Kashmir solution difficult without Musharraf, says Mirwaiz

4 April 2006
The Daily Times
Shahzad Raza

Islamabad: A solution to the Kashmir dispute will be difficult to find in the absence of President General Pervez Musharraf, Mirwaiz Umar Farooq, the All Parties Hurriyat Conference (APHC) chairman, said on Tuesday. Addressing a press conference with Information Minister Sheikh Rashid Ahmed, he urged Indian leaders to take advantage of President Musharraf’s willingness to resolve the dispute. “Bold decisions are required on Kashmir. Political parties may face political pressure while making bold decisions on Kashmir,” he said.
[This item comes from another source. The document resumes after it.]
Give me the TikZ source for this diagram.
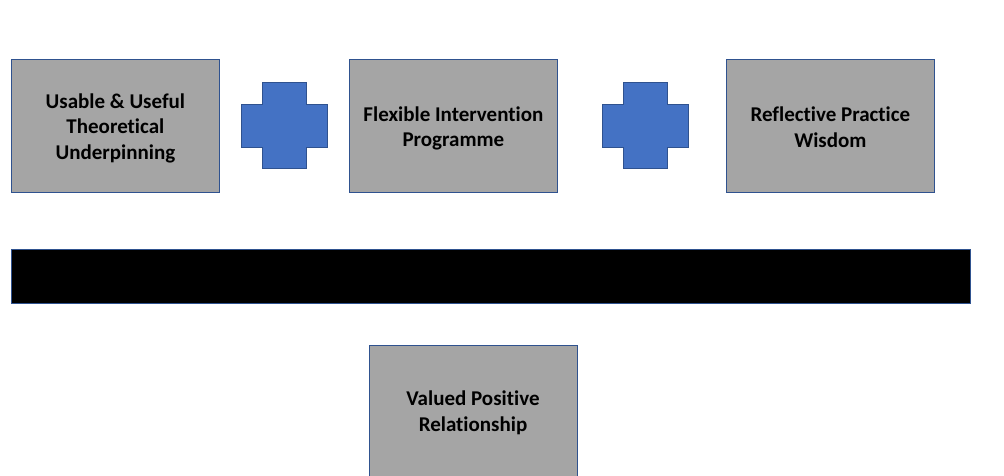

He added that previous Pakistani governments maintained a positive approach on Kashmir. Farooq said that Musharraf had given Kashmiri leaders and India an opportunity and they must take it. He said that Kashmiri militant groups must be included in the dialogue process so that they shun their militant practices. He praised a recent statement from Syed Salahuddin, the chairman of the United Jihad Council, that militant outfits would shun their violence if included in the dialogue process. Farooq claimed that Pakistan’s stance on Kashmir was widely accepted in India and Kashmir. He added that Indian civil society now believed that the dispute must be resolved once and for all by showing flexibility. He said international pressure was mounting on India to resolve the dispute. He hoped the dialogue process would continue and bear fruit because “Indian leaders have realised they cannot resolve the dispute by the use of force”. The APHC chairman commended Pakistan’s proposal of demilitarisation of Kashmir on both sides of the Line of Control. He said India was reducing its forces in Kashmir under international pressure. He endorsed Musharraf’s proposal of dividing Kashmir into five regions. He favoured converting Kashmir into the United States of Kashmir. Farooq said the APHC was not optimistic about US President George Bush’s visit to the region. He urged the US to help make the dialogue process result-oriented. He said Indian governments had tried a so-called electoral process in Kashmir and provided the puppet government with financial incentives, but it failed to suppress the voice of Kashmiris. Information Minister Sheikh Rashid said that Kashmiris, Pakistan and India must agree to a unanimous solution to the dispute. “Even if one stakeholder is not agreed to the solution, it will have no value.”